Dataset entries
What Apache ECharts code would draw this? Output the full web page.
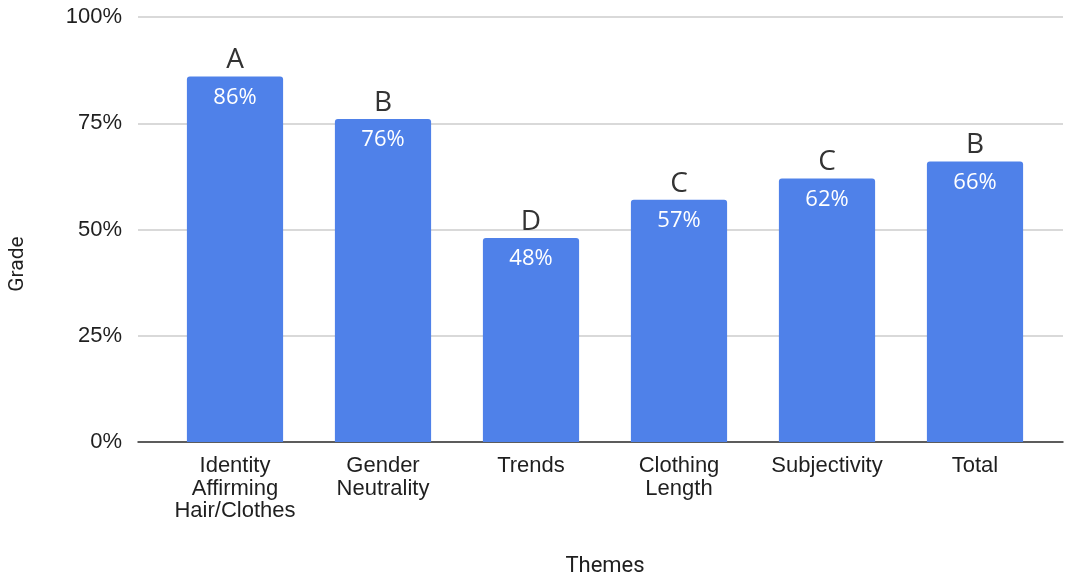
<!DOCTYPE html>
<html>
<head>
<meta charset="utf-8">
<script src="https://cdn.jsdelivr.net/npm/echarts@6/dist/echarts.min.js"></script>
<style>
  html, body { margin: 0; padding: 0; background: #fff; }
  #chart { width: 1066px; height: 580px; }
</style>
</head>
<body>
<div id="chart"></div>
<script>
const themes = ['Identity\nAffirming\nHair/Clothes', 'Gender\nNeutrality', 'Trends', 'Clothing\nLength', 'Subjectivity', 'Total'];
const grades = [0.86, 0.76, 0.48, 0.57, 0.62, 0.66];
const letters = ['A', 'B', 'D', 'C', 'C', 'B'];
const yTicks = [0, 0.25, 0.5, 0.75, 1];

const chart = echarts.init(document.getElementById('chart'), null, { renderer: 'canvas' });

const barColor = '#4f81e9';
const fontSans = 'Liberation Sans, Arial, sans-serif';
const textColor = '#1f1f1f';

chart.setOption({
  animation: false,
  backgroundColor: '#ffffff',
  grid: [
    // frame for the value scale and gridlines
    { left: 138, right: 3, top: 17, bottom: 138 },
    // frame for the bars
    { left: 161, right: 17, top: 17, bottom: 138 }
  ],
  graphic: [
    {
      type: 'text', x: 18, y: 264, rotation: Math.PI / 2,
      style: {
        text: 'Grade', fill: textColor, font: '21px Roboto, sans-serif',
        textAlign: 'center', textVerticalAlign: 'middle'
      }
    },
    {
      type: 'text', x: 605, y: 566,
      style: {
        text: 'Themes', fill: textColor, font: '22px Roboto, sans-serif',
        textAlign: 'center', textVerticalAlign: 'middle'
      }
    }
  ],
  xAxis: [
    {
      gridIndex: 0, type: 'value', min: 0, max: 1,
      axisLine: { show: true, lineStyle: { color: '#333333', width: 1.5 } },
      axisTick: { show: false }, axisLabel: { show: false }, splitLine: { show: false }
    },
    {
      gridIndex: 1, type: 'category', data: themes,
      axisLine: { show: false }, axisTick: { show: false },
      axisLabel: { color: textColor, fontFamily: fontSans, fontSize: 22, lineHeight: 22.5, margin: 13, interval: 0 }
    }
  ],
  yAxis: [
    {
      gridIndex: 0, type: 'value', min: 0, max: 1, interval: 0.25,
      axisLine: { show: false }, axisTick: { show: false },
      axisLabel: {
        color: textColor, fontFamily: fontSans, fontSize: 22, margin: 16,
        formatter: v => (yTicks.indexOf(v) >= 0 ? Math.round(v * 100) + '%' : '')
      },
      splitLine: { lineStyle: { color: '#cccccc', width: 1.5 } }
    },
    {
      gridIndex: 1, type: 'value', min: 0, max: 1, show: false
    }
  ],
  series: [
    {
      type: 'bar', xAxisIndex: 1, yAxisIndex: 1, data: grades,
      barWidth: '65%',
      itemStyle: { color: barColor, borderRadius: [3, 3, 0, 0] },
      label: {
        show: true, position: 'top', distance: 2,
        color: '#333333', fontFamily: 'Open Sans, sans-serif', fontSize: 28,
        formatter: p => letters[p.dataIndex]
      }
    },
    {
      type: 'bar', xAxisIndex: 1, yAxisIndex: 1, data: grades,
      barWidth: '65%', barGap: '-100%', silent: true,
      itemStyle: { color: 'rgba(0,0,0,0)' },
      label: {
        show: true, position: 'insideTop', distance: 10,
        color: '#ffffff', fontFamily: 'Open Sans, sans-serif', fontSize: 22,
        formatter: p => Math.round(p.value * 100) + '%'
      }
    }
  ]
});
</script>
</body>
</html>
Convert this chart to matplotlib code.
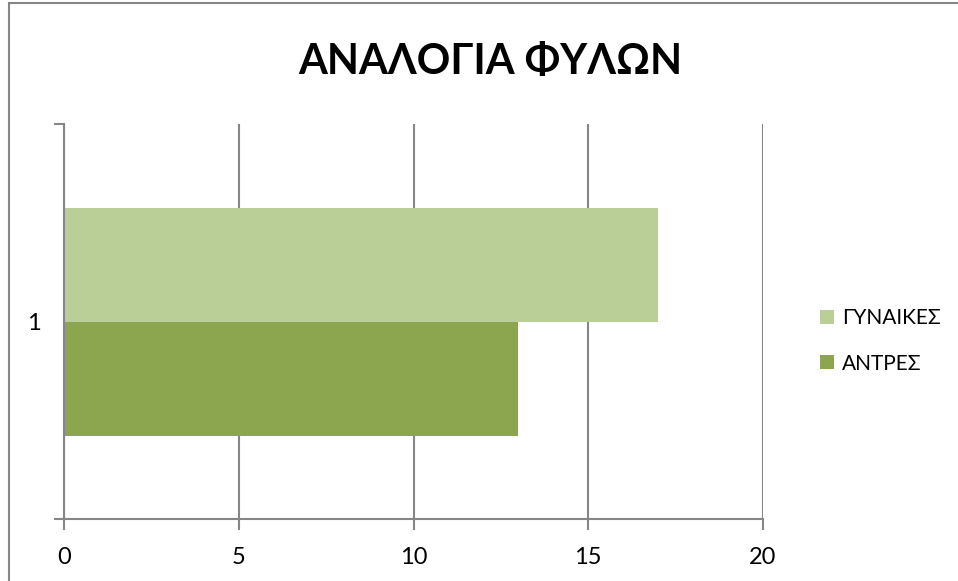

▶ **Work required**
Print the entries as they stand, first line through the line holding "const textColor = '#1f1f1f';", with every picture removed.

▶ **Task output**
What Apache ECharts code would draw this? Output the full web page.
<!DOCTYPE html>
<html>
<head>
<meta charset="utf-8">
<script src="https://cdn.jsdelivr.net/npm/echarts@6/dist/echarts.min.js"></script>
<style>
  html, body { margin: 0; padding: 0; background: #fff; }
  #chart { width: 1066px; height: 580px; }
</style>
</head>
<body>
<div id="chart"></div>
<script>
const themes = ['Identity\nAffirming\nHair/Clothes', 'Gender\nNeutrality', 'Trends', 'Clothing\nLength', 'Subjectivity', 'Total'];
const grades = [0.86, 0.76, 0.48, 0.57, 0.62, 0.66];
const letters = ['A', 'B', 'D', 'C', 'C', 'B'];
const yTicks = [0, 0.25, 0.5, 0.75, 1];

const chart = echarts.init(document.getElementById('chart'), null, { renderer: 'canvas' });

const barColor = '#4f81e9';
const fontSans = 'Liberation Sans, Arial, sans-serif';
const textColor = '#1f1f1f';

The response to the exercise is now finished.